There is no separate HL-only PES content in the syllabus, but HL students should be ready to link PES to intervention and to the incidence of taxes and subsidies covered in 2.7. When supply is inelastic, producers bear a larger share of an indirect tax and producers gain more of a subsidy, because the burden or benefit falls on the side of the market that is less able to adjust quantity.
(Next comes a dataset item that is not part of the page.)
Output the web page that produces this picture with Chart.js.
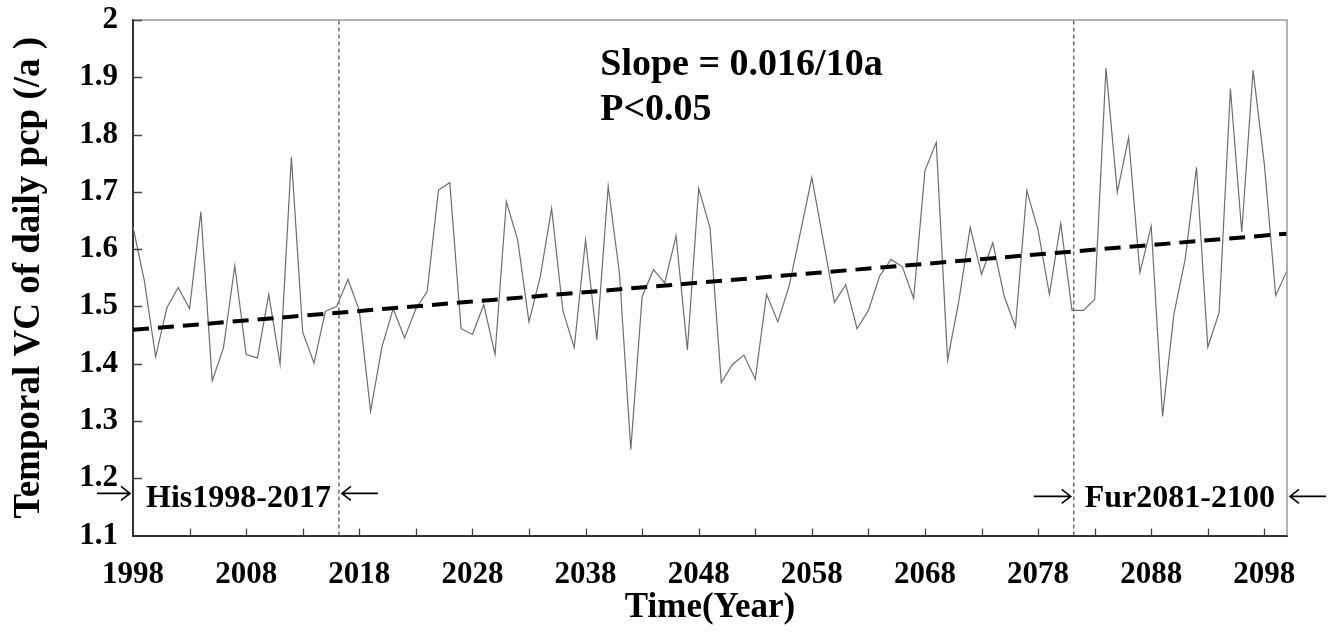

HL data-response and Paper 3 questions may also ask you to comment on the extreme cases: perfectly inelastic supply (PES equal to 0, a vertical supply curve, for example a fixed number of concert tickets or land) and perfectly elastic supply (PES infinite, a horizontal curve), and to relate primary-commodity price volatility to inelastic supply and inelastic demand acting together.

How this is examined

  • PES appears mainly in Paper 1 part (a) definitions and short explanations, and in Paper 2 data response where you may have to calculate it from a table. Always show the two percentage-change steps before dividing, since method marks are awarded for working.
  • When a question asks why primary commodity prices are volatile, the mark scheme rewards linking inelastic supply AND inelastic demand together, not just one of them.
  • Use the four determinants (time, factor mobility, spare capacity, stocks) as your structure for any 'explain PES' question, and apply each to the specific good rather than listing them generically.

Key terms

price elasticity of supplyprice elasticity of demandsupply

Frequently asked

What is the difference between PES and PED?
PES measures how quantity supplied responds to a price change and is normally positive, while PED measures how quantity demanded responds and is negative because demand slopes downward.
Why is the supply of agricultural products inelastic?
Crops take a full growing season to produce and cannot be made faster when prices rise, and factors like farmland cannot be switched quickly, so quantity supplied responds slowly to price.
Does PES increase or decrease over time?
PES rises over time. In the long run all factors of production are variable, so firms can build capacity and enter the industry, making supply more elastic than in the short run.